The icy start was cooled further by Washington’s withdrawal from a trans-Pacific trade agreement that would have given Australian businesses greater access to the US and key regional markets.
“The single biggest thing is for the two leaders to establish some kind of rapport and get comfortable with one another,” said Simon Jackman, chief executive at the United States Studies Centre in Sydney.
The meeting will take place at the USS Intrepid museum in New York, where they will commemorate the 75th anniversary of the World War II Battle of the Coral Sea when US and Australian forces fought against the Japanese advance in the Pacific.
“All that imagery… will help paint a picture of a relationship that is getting increasingly normalised after a surprising and unexpected start,” Jackman told AFP.

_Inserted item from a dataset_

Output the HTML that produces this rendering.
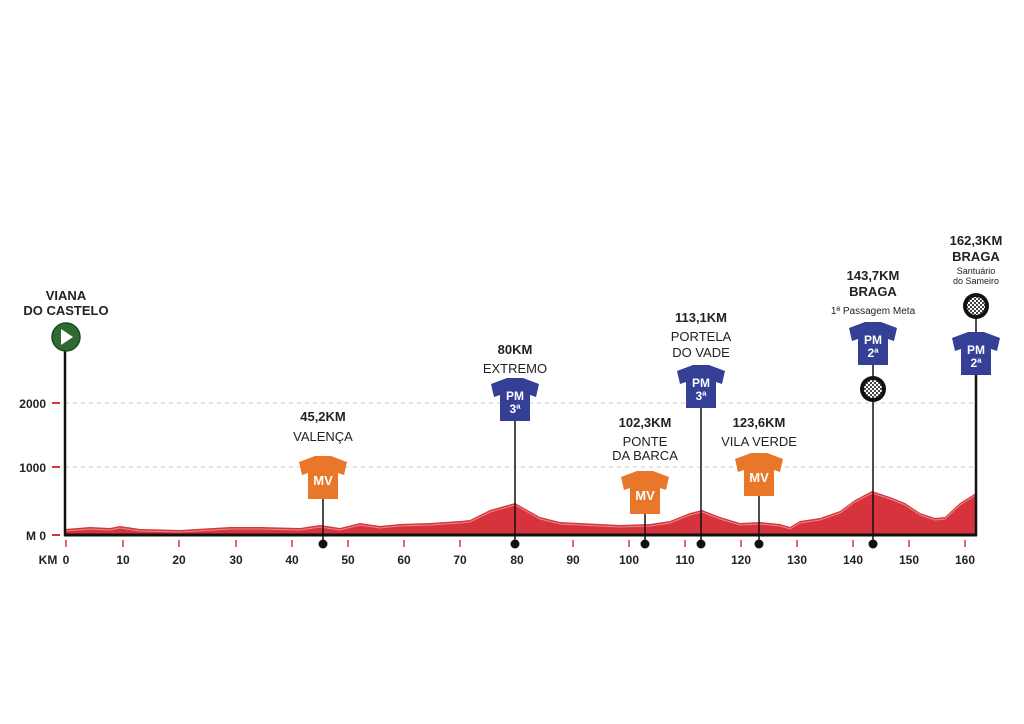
<!DOCTYPE html><html><head><meta charset="utf-8"><style>html,body{margin:0;padding:0;background:#fff}svg{display:block}text{font-family:"Liberation Sans",sans-serif;}</style></head><body>
<svg width="1024" height="724" viewBox="0 0 1024 724" xmlns="http://www.w3.org/2000/svg">
<defs>
<pattern id="chk" width="4" height="4" patternUnits="userSpaceOnUse"><rect width="4" height="4" fill="#fff"/><rect width="2" height="2" fill="#444"/><rect x="2" y="2" width="2" height="2" fill="#444"/></pattern>
</defs>
<g stroke="#ccc" stroke-dasharray="4,4" stroke-width="1">
<line x1="65" y1="403" x2="976" y2="403"/><line x1="65" y1="467" x2="976" y2="467"/></g>
<polygon fill="#d7333c" points="65,529 90,527 110,528 120,526 140,529 180,530 230,527 260,527 300,528 320,525 340,528 360,523 380,526 400,524 430,523 460,521 470,520 490,510 515,503 540,517 560,522 580,523 600,524 620,525 650,524 670,521 690,513 702,510 720,517 740,523 760,522 780,524 790,527 800,521 820,518 840,511 855,500 872,491 890,497 905,503 920,513 935,518 945,517 960,503 976,493 976,535 65,535"/>
<polyline fill="none" stroke="#e88a8a" stroke-width="1" points="65,531 90,529 110,530 120,528 140,531 180,532 230,529 260,529 300,530 320,527 340,530 360,525 380,528 400,526 430,525 460,523 470,522 490,512 515,505 540,519 560,524 580,525 600,526 620,527 650,526 670,523 690,515 702,512 720,519 740,525 760,524 780,526 790,529 800,523 820,520 840,513 855,502 872,493 890,499 905,505 920,515 935,520 945,519 960,505 976,495"/>
<line x1="65" y1="340" x2="65" y2="536" stroke="#111" stroke-width="2.5"/>
<line x1="976" y1="350" x2="976" y2="536" stroke="#111" stroke-width="2.5"/>
<line x1="64" y1="535" x2="977" y2="535" stroke="#111" stroke-width="3"/>
<g stroke="#d7333c" stroke-width="2"><line x1="52" y1="403" x2="60" y2="403"/><line x1="52" y1="467" x2="60" y2="467"/><line x1="52" y1="535" x2="60" y2="535"/></g>
<g font-size="12" font-weight="bold" fill="#222" text-anchor="end"><text x="46" y="408">2000</text><text x="46" y="472">1000</text><text x="46" y="540">M 0</text></g>
<g stroke="#d7333c" stroke-width="1.5">
<line x1="66" y1="540" x2="66" y2="547"/><line x1="123" y1="540" x2="123" y2="547"/><line x1="179" y1="540" x2="179" y2="547"/><line x1="236" y1="540" x2="236" y2="547"/><line x1="292" y1="540" x2="292" y2="547"/><line x1="348" y1="540" x2="348" y2="547"/><line x1="404" y1="540" x2="404" y2="547"/><line x1="460" y1="540" x2="460" y2="547"/><line x1="517" y1="540" x2="517" y2="547"/><line x1="573" y1="540" x2="573" y2="547"/><line x1="629" y1="540" x2="629" y2="547"/><line x1="685" y1="540" x2="685" y2="547"/><line x1="741" y1="540" x2="741" y2="547"/><line x1="797" y1="540" x2="797" y2="547"/><line x1="853" y1="540" x2="853" y2="547"/><line x1="909" y1="540" x2="909" y2="547"/><line x1="965" y1="540" x2="965" y2="547"/></g>
<g font-size="12" font-weight="bold" fill="#222" text-anchor="middle">
<text x="48" y="564">KM</text><text x="66" y="564">0</text><text x="123" y="564">10</text><text x="179" y="564">20</text><text x="236" y="564">30</text><text x="292" y="564">40</text><text x="348" y="564">50</text><text x="404" y="564">60</text><text x="460" y="564">70</text><text x="517" y="564">80</text><text x="573" y="564">90</text><text x="629" y="564">100</text><text x="685" y="564">110</text><text x="741" y="564">120</text><text x="797" y="564">130</text><text x="853" y="564">140</text><text x="909" y="564">150</text><text x="965" y="564">160</text></g>
<g stroke="#111" stroke-width="1.5">
<line x1="323" y1="495" x2="323" y2="544"/><line x1="515" y1="418" x2="515" y2="544"/><line x1="645" y1="510" x2="645" y2="544"/><line x1="701" y1="405" x2="701" y2="544"/><line x1="759" y1="493" x2="759" y2="544"/><line x1="873" y1="360" x2="873" y2="544"/><line x1="976" y1="318" x2="976" y2="340"/></g>
<g fill="#111"><circle cx="323" cy="544" r="4.5"/><circle cx="515" cy="544" r="4.5"/><circle cx="645" cy="544" r="4.5"/><circle cx="701" cy="544" r="4.5"/><circle cx="759" cy="544" r="4.5"/><circle cx="873" cy="544" r="4.5"/></g>
<circle cx="66" cy="337" r="14" fill="#2e6a32"/><circle cx="66" cy="337" r="14" fill="none" stroke="#1c4a20" stroke-width="1.5"/><polygon points="61,329 61,345 73,337" fill="#fff"/>
<circle cx="873" cy="389" r="13" fill="#111"/><circle cx="873" cy="389" r="9" fill="url(#chk)"/>
<circle cx="976" cy="306" r="13" fill="#111"/><circle cx="976" cy="306" r="9" fill="url(#chk)"/>
<g font-weight="bold" fill="#fff" text-anchor="middle">
<g transform="translate(323,456)"><path d="M-8,0 L8,0 L24,6 L21,19 L15,17 L15,43 L-15,43 L-15,17 L-21,19 L-24,6 Z" fill="#e8772a"/><text y="29" font-size="13">MV</text></g>
<g transform="translate(645,471)"><path d="M-8,0 L8,0 L24,6 L21,19 L15,17 L15,43 L-15,43 L-15,17 L-21,19 L-24,6 Z" fill="#e8772a"/><text y="29" font-size="13">MV</text></g>
<g transform="translate(759,453)"><path d="M-8,0 L8,0 L24,6 L21,19 L15,17 L15,43 L-15,43 L-15,17 L-21,19 L-24,6 Z" fill="#e8772a"/><text y="29" font-size="13">MV</text></g>
<g transform="translate(515,378)"><path d="M-8,0 L8,0 L24,6 L21,19 L15,17 L15,43 L-15,43 L-15,17 L-21,19 L-24,6 Z" fill="#343f95"/><text y="22" font-size="12">PM</text><text y="35" font-size="12">3ª</text></g>
<g transform="translate(701,365)"><path d="M-8,0 L8,0 L24,6 L21,19 L15,17 L15,43 L-15,43 L-15,17 L-21,19 L-24,6 Z" fill="#343f95"/><text y="22" font-size="12">PM</text><text y="35" font-size="12">3ª</text></g>
<g transform="translate(873,322)"><path d="M-8,0 L8,0 L24,6 L21,19 L15,17 L15,43 L-15,43 L-15,17 L-21,19 L-24,6 Z" fill="#343f95"/><text y="22" font-size="12">PM</text><text y="35" font-size="12">2ª</text></g>
<g transform="translate(976,332)"><path d="M-8,0 L8,0 L24,6 L21,19 L15,17 L15,43 L-15,43 L-15,17 L-21,19 L-24,6 Z" fill="#343f95"/><text y="22" font-size="12">PM</text><text y="35" font-size="12">2ª</text></g>
</g>
<g fill="#222" text-anchor="middle" font-size="13">
<text x="66" y="300" font-weight="bold">VIANA</text><text x="66" y="315" font-weight="bold">DO CASTELO</text>
<text x="323" y="421" font-weight="bold">45,2KM</text><text x="323" y="441">VALENÇA</text>
<text x="515" y="354" font-weight="bold">80KM</text><text x="515" y="373">EXTREMO</text>
<text x="645" y="427" font-weight="bold">102,3KM</text><text x="645" y="446">PONTE</text><text x="645" y="460">DA BARCA</text>
<text x="701" y="322" font-weight="bold">113,1KM</text><text x="701" y="341">PORTELA</text><text x="701" y="357">DO VADE</text>
<text x="759" y="427" font-weight="bold">123,6KM</text><text x="759" y="446">VILA VERDE</text>
<text x="873" y="280" font-weight="bold">143,7KM</text><text x="873" y="296" font-weight="bold">BRAGA</text><text x="873" y="314" font-size="10">1ª Passagem Meta</text>
<text x="976" y="245" font-weight="bold">162,3KM</text><text x="976" y="261" font-weight="bold">BRAGA</text><text x="976" y="274" font-size="9">Santuário</text><text x="976" y="284" font-size="9">do Sameiro</text>
</g>
</svg></body></html>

“The Australian public in particular might want a bit of reassurance that despite the fact Trump is a very unconventional president — a bit of a wild card — that nonetheless the United States remains a willing partner on a number of important dimensions.”
The history of military cooperation stretches back to World War I, and North Korea recently warned Canberra to think twice before “blindly and zealously toeing the US line” or face the threat of a nuclear strike.
Australia has backed Washington in calling on Beijing to bring the rogue state to heel, although several former senior Australian diplomats have also urged Canberra to rethink ties with the US in light of China’s rise.
Turnbull is expected to reaffirm Australia’s allegiance to the US on Thursday.
“The Trump adminstration is now coming out, indicating quite strongly that it isn’t going to be the isolationist presidency that we had feared,” said the Australian National University’s head of international security and intelligence studies John Blaxland.
“From the Australian point of view we can be more forthright (when dealing with China) because you have greater confidence that the United States is not walking away.”
Nevertheless, Turnbull is expected to exercise caution on just how far he can back an unpredictable US president.
James Laurenceson from the Australia-China relations institute at Sydney’s University of Technology, said Turnbull would be receptive to Trump, “but at the same time he will always have in the back of his mind that Australia’s economic interests are well and truly tied up in China”.
“It doesn’t mean that we won’t criticise China or shy away from that, but it will be factored in to it, in perhaps a way that it’s not factored into US decision making,” he added.